Retype all of the listing exactly, passing over any picture you find.
* start COLLECTED MATERIAL *
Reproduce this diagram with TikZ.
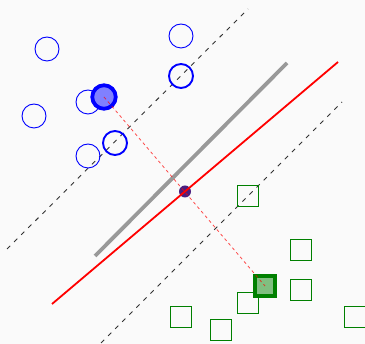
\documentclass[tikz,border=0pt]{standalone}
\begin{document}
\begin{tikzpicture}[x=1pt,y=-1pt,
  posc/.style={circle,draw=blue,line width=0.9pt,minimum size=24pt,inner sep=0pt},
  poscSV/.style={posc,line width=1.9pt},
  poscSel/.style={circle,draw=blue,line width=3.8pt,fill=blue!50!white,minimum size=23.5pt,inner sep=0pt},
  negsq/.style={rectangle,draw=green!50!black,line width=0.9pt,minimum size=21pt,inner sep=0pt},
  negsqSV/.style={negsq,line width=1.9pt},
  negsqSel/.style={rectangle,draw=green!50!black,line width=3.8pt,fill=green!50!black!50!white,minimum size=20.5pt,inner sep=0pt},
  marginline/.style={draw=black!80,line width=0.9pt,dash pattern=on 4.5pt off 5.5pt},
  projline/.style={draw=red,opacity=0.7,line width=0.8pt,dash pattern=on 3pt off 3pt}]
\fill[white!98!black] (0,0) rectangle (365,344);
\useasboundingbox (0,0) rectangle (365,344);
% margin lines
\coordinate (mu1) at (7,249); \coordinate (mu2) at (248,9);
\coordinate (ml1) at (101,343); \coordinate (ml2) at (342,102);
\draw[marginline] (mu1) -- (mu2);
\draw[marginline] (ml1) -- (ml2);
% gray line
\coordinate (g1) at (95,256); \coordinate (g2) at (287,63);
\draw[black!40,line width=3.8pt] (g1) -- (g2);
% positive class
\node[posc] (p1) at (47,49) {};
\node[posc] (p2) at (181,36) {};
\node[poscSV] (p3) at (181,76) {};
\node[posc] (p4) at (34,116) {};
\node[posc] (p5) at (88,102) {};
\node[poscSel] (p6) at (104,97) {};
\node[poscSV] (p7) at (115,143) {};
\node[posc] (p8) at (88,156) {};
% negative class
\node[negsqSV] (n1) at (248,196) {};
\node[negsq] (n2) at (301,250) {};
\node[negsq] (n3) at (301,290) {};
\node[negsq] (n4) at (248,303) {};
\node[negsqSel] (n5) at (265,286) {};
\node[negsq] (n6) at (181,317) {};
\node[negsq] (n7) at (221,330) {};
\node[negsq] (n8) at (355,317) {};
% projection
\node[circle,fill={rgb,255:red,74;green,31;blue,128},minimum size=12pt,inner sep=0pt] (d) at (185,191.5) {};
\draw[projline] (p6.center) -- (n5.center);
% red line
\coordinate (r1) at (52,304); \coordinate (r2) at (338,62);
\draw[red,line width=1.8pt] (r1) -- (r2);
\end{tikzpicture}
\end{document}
* end COLLECTED MATERIAL *
### EXERCISE ANSWER
Reproduce this diagram with TikZ.
\documentclass[tikz,border=0pt]{standalone}
\begin{document}
\begin{tikzpicture}[x=1pt,y=-1pt,
  posc/.style={circle,draw=blue,line width=0.9pt,minimum size=24pt,inner sep=0pt},
  poscSV/.style={posc,line width=1.9pt},
  poscSel/.style={circle,draw=blue,line width=3.8pt,fill=blue!50!white,minimum size=23.5pt,inner sep=0pt},
  negsq/.style={rectangle,draw=green!50!black,line width=0.9pt,minimum size=21pt,inner sep=0pt},
  negsqSV/.style={negsq,line width=1.9pt},
  negsqSel/.style={rectangle,draw=green!50!black,line width=3.8pt,fill=green!50!black!50!white,minimum size=20.5pt,inner sep=0pt},
  marginline/.style={draw=black!80,line width=0.9pt,dash pattern=on 4.5pt off 5.5pt},
  projline/.style={draw=red,opacity=0.7,line width=0.8pt,dash pattern=on 3pt off 3pt}]
\fill[white!98!black] (0,0) rectangle (365,344);
\useasboundingbox (0,0) rectangle (365,344);
% margin lines
\coordinate (mu1) at (7,249); \coordinate (mu2) at (248,9);
\coordinate (ml1) at (101,343); \coordinate (ml2) at (342,102);
\draw[marginline] (mu1) -- (mu2);
\draw[marginline] (ml1) -- (ml2);
% gray line
\coordinate (g1) at (95,256); \coordinate (g2) at (287,63);
\draw[black!40,line width=3.8pt] (g1) -- (g2);
% positive class
\node[posc] (p1) at (47,49) {};
\node[posc] (p2) at (181,36) {};
\node[poscSV] (p3) at (181,76) {};
\node[posc] (p4) at (34,116) {};
\node[posc] (p5) at (88,102) {};
\node[poscSel] (p6) at (104,97) {};
\node[poscSV] (p7) at (115,143) {};
\node[posc] (p8) at (88,156) {};
% negative class
\node[negsqSV] (n1) at (248,196) {};
\node[negsq] (n2) at (301,250) {};
\node[negsq] (n3) at (301,290) {};
\node[negsq] (n4) at (248,303) {};
\node[negsqSel] (n5) at (265,286) {};
\node[negsq] (n6) at (181,317) {};
\node[negsq] (n7) at (221,330) {};
\node[negsq] (n8) at (355,317) {};
% projection
\node[circle,fill={rgb,255:red,74;green,31;blue,128},minimum size=12pt,inner sep=0pt] (d) at (185,191.5) {};
\draw[projline] (p6.center) -- (n5.center);
% red line
\coordinate (r1) at (52,304); \coordinate (r2) at (338,62);
\draw[red,line width=1.8pt] (r1) -- (r2);
\end{tikzpicture}
\end{document}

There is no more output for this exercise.